Мыс Бурь | страница 50
Я жила кое-как, не слишком честно, не слишком чисто. Цель моя была передо мной, я ей не изменяла. Когда Б. давал мне немного денег, я бывала ему благодарна, я могла есть досыта. Я старалась как можно меньше вводить домашних в расход по части моего питания.
Все это прошло. В любом провинциальном городе Франции я могу получить место «профессора истории», но я вот уже год, как лежу на диване в Париже: то у себя, то у кого-нибудь. Сейчас — у Ледда. Я лежу до сумерек. На стене — Новалис и Бакунин, два старых моих знакомца, над которыми в свое время я немало думала. Теперь они объединены этой пестрой стеной комнаты Ледда. Лучше умереть, как Новалис, чем как Бакунин. Но лучше жить, как Бакунин, чем как Новалис.
В сумерках я встаю. Скоро наступит день нашего прощания, но это еще не он.
— Если ты ищешь действия, — говорю я ему, — то ты спасен. И ничего тебе уже не страшно.
Он обнимает меня, целует мне руки.
— Поедем вместе, — говорит он, — тогда я буду спасен. Уедем со мной отсюда.
Чтобы отвлечь его от печальных мыслей, я рассказываю ему сказку:
— На одном далеком острове жил в далекие времена один маленький народец. У него была своя культура, высокая цивилизация, были искусства и законы, не было нищеты и войны. И люди, жившие друг с другом в дружбе, уважали друг друга и любили вежливость. Они не знали ни распрей, ни бедствий, ни эпидемий, ни тирании: правители их были честны и дальновидны, женщины трудолюбивы, дети непорочны.
И вот они узнали, что варвары собираются напасть на них и уничтожить их. Неподалеку от их острова находились другие острова, и там с незапамятных времен жили жадные, грубые, глупые и преступные люди. Они решили напасть и уничтожить маленький народец, чтобы не было в мире такого жизнеустройства и все бы принадлежало им, и всюду были бы одни и те же нищета, болезни, ложь, страх и скука.
Когда на острове узнали об этом, все население вышло из домов в глубокой печали. Было ясно, что никому из жителей не уцелеть в этой неравной борьбе. И народец решил выбрать из своей среды наиболее достойного и отправить его на далекую Землю, чтобы он рассказал людям Земли о том, какой существовал остров и какая на нем была цивилизация, и не дал бы погибнуть в памяти людей тому, что было достигнуто. Они знали, что обречены на гибель, как и их прекрасная страна, и хотели, чтобы не погибла хотя бы легенда об их существовании.
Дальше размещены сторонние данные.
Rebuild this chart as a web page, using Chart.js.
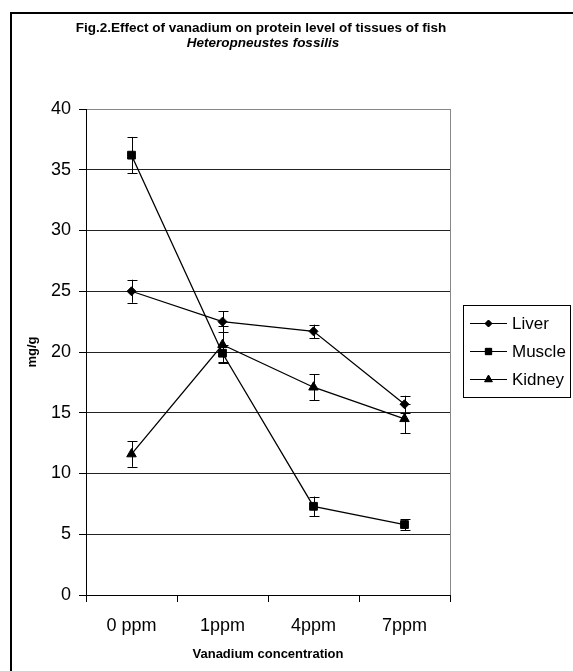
<!DOCTYPE html>
<html>
<head>
<meta charset="utf-8">
<script src="https://cdn.jsdelivr.net/npm/chart.js@4"></script>
<style>
    html, body { margin: 0; padding: 0; background: #fff; overflow: hidden; }
    #wrap { width: 573px; height: 671px; position: relative; }
</style>
</head>
<body>
<div id="wrap"><canvas id="proteinChart" width="573" height="671"></canvas></div>
<script>
const categories = ['0 ppm', '1ppm', '4ppm', '7ppm'];

const liver = [25.0, 22.5, 21.7, 15.7];
const liverErr = [0.95, 0.87, 0.55, 0.7];

const muscle = [36.2, 19.9, 7.3, 5.8];
const muscleErr = [1.5, 0.7, 0.8, 0.45];

const kidney = [11.6, 20.6, 17.1, 14.5];
const kidneyErr = [1.05, 1.5, 1.05, 1.2];

const yTicks = [0, 5, 10, 15, 20, 25, 30, 35, 40];

const FONT = 'Liberation Sans, Arial, sans-serif';

/* ======================================================
   PLUGIN: outer frame, title, error bars, legend
====================================================== */
const decor = {
    id: 'decor',
    beforeDraw(chart) {
        const ctx = chart.ctx;
        ctx.save();
        ctx.strokeStyle = '#000';
        ctx.lineWidth = 2;
        ctx.strokeRect(11, 13, 700, 700);
        ctx.restore();
    },
    beforeDatasetsDraw(chart) {
        const ctx = chart.ctx;
        const x = chart.scales.x, y = chart.scales.y;
        ctx.save();
        ctx.strokeStyle = '#000';
        ctx.lineWidth = 1;
        chart.data.datasets.forEach(ds => {
            ds.data.forEach((v, i) => {
                const px = Math.round(x.getPixelForValue(i)) + 0.5;
                const top = y.getPixelForValue(v + ds.err[i]);
                const bot = y.getPixelForValue(v - ds.err[i]);
                ctx.beginPath();
                ctx.moveTo(px, top); ctx.lineTo(px, bot);
                ctx.moveTo(px - 5, Math.round(top) + 0.5); ctx.lineTo(px + 5, Math.round(top) + 0.5);
                ctx.moveTo(px - 5, Math.round(bot) + 0.5); ctx.lineTo(px + 5, Math.round(bot) + 0.5);
                ctx.stroke();
            });
        });
        // right border of plot area
        const a = chart.chartArea;
        ctx.strokeStyle = '#888';
        ctx.beginPath();
        ctx.moveTo(a.right + 0.5, a.top);
        ctx.lineTo(a.right + 0.5, a.bottom);
        ctx.stroke();
        ctx.restore();
    },
    afterDraw(chart) {
        const ctx = chart.ctx;
        ctx.save();
        ctx.fillStyle = '#000';
        ctx.textAlign = 'center';
        ctx.textBaseline = 'middle';
        ctx.font = `bold 13.5px ${FONT}`;
        ctx.fillText('Fig.2.Effect of vanadium on protein level of tissues of fish', 261, 28);
        ctx.font = `italic bold 13.5px ${FONT}`;
        ctx.fillText('Heteropneustes fossilis', 263, 43);

        // legend
        ctx.strokeStyle = '#000';
        ctx.lineWidth = 1;
        ctx.strokeRect(463.5, 305.5, 107, 92);
        ctx.textAlign = 'left';
        ctx.font = `17px ${FONT}`;
        const rows = [323, 351, 379];
        chart.data.datasets.forEach((ds, i) => {
            const ry = rows[i] + 0.5;
            ctx.beginPath();
            ctx.moveTo(470, ry); ctx.lineTo(507, ry);
            ctx.stroke();
            Chart.helpers.drawPoint(ctx, {
                pointStyle: ds.pointStyle,
                radius: ds.legendRadius,
                rotation: 0,
                borderWidth: 1
            }, 488.5, ry);
            ctx.fill();
            ctx.fillText(ds.label, 512, rows[i] + 1);
        });
        ctx.restore();
    }
};

function makeSet(label, data, err, style, radius) {
    return {
        label,
        data,
        err,
        pointStyle: style,
        pointRadius: radius,
        legendRadius: radius - 1,
        pointBackgroundColor: '#000',
        pointBorderColor: '#000',
        pointBorderWidth: 1,
        borderColor: '#000',
        borderWidth: 1.3,
        tension: 0,
        fill: false
    };
}

new Chart(document.getElementById('proteinChart'), {
    type: 'line',
    data: {
        labels: categories,
        datasets: [
            makeSet('Liver', liver, liverErr, 'rectRot', 4.5),
            makeSet('Muscle', muscle, muscleErr, 'rect', 5.5),
            makeSet('Kidney', kidney, kidneyErr, 'triangle', 5.5)
        ]
    },
    options: {
        responsive: false,
        animation: false,
        devicePixelRatio: 1,
        layout: { padding: { top: 109, left: 20, right: 123, bottom: 0 } },
        plugins: {
            legend: { display: false },
            title: { display: false },
            tooltip: { enabled: false }
        },
        scales: {
            x: {
                type: 'category',
                offset: true,
                afterFit: s => {
                    s.height = 76;
                    s.paddingLeft = 0;
                    s.paddingRight = 0;
                },
                grid: {
                    offset: true,
                    drawOnChartArea: false,
                    tickLength: 7,
                    tickColor: '#000'
                },
                border: { color: '#000', width: 1 },
                ticks: {
                    color: '#000',
                    padding: 13,
                    font: { family: FONT, size: 18 },
                    maxRotation: 0
                },
                title: {
                    display: true,
                    text: 'Vanadium concentration',
                    color: '#000',
                    font: { family: FONT, size: 13, weight: 'bold' },
                    padding: { top: 0, bottom: 9 }
                }
            },
            y: {
                min: 0,
                max: 40,
                afterFit: s => {
                    s.width = 66;
                    s.paddingTop = 0;
                    s.paddingBottom = 0;
                },
                afterBuildTicks: s => {
                    s.ticks = yTicks.map(v => ({ value: v }));
                },
                grid: {
                    color: c => c.tick && c.tick.value === 40 ? '#888' : '#222',
                    tickColor: '#000',
                    tickLength: 7
                },
                border: { color: '#000', width: 1 },
                ticks: {
                    color: '#000',
                    padding: 8,
                    font: { family: FONT, size: 18 }
                },
                title: {
                    display: true,
                    text: 'mg/g',
                    color: '#000',
                    font: { family: FONT, size: 13, weight: 'bold' },
                    padding: { top: 5, bottom: 0 }
                }
            }
        }
    },
    plugins: [decor]
});
</script>
</body>
</html>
И выбранный отплыл от родных берегов. Он вез с собой модели легких и прочных машин, летательные аппараты и удивительной силы лекарства, дающие долголетие; он вез ученые книги мудрецов, музыкальные инструменты, издававшие сладчайшие звуки, и законы государственные, которые были так хороши, что их даже переложили на музыку. Он вез тонкие ткани, чертежи мостов и модели удивительных зданий… И когда он пропал из виду, народец на острове стал ждать своей участи. Вся жизнь его изменилась; все, что раньше имело значение, потеряло это значение, потеряло всякую цену и смысл. И вместо всего, что было (такого прекрасного и совершенного), появилось в людях что-то совсем новое, что-то дотоле неведомое, которому даже имени не было. Чем ближе подступали варвары на своих плотах — с четырех сторон несметными полчищами, — тем ярче разгоралось в людях это, не имеющее названия, тем светлее становились лица и чище помыслы, тем выразительнее становились их глаза, торжественнее движения. Сердца зажигались, светились мысли, очищались души от всего, что было в них, — в ожидании смерти. Вместо всего, что было и что было обречено, вдруг появилось в них что-то нетленное и особенное, что-то предсмертное, величественное и кроткое, что было в тысячу раз ценнее, чем то, что увез от них выборный человек. И это новое было несравнимо ни с книгами их, ни с моделями, ни с чертежами. И если бы этот выборный мог сейчас вернуться к ним, он не узнал бы их, а они бы не поняли, зачем он среди них и для чего он увозил какие-то предметы? И что собирался о них рассказать жителям Земли, когда он ничего, в сущности, о них не знал? И зачем было жить в памяти людей какой-то легенде?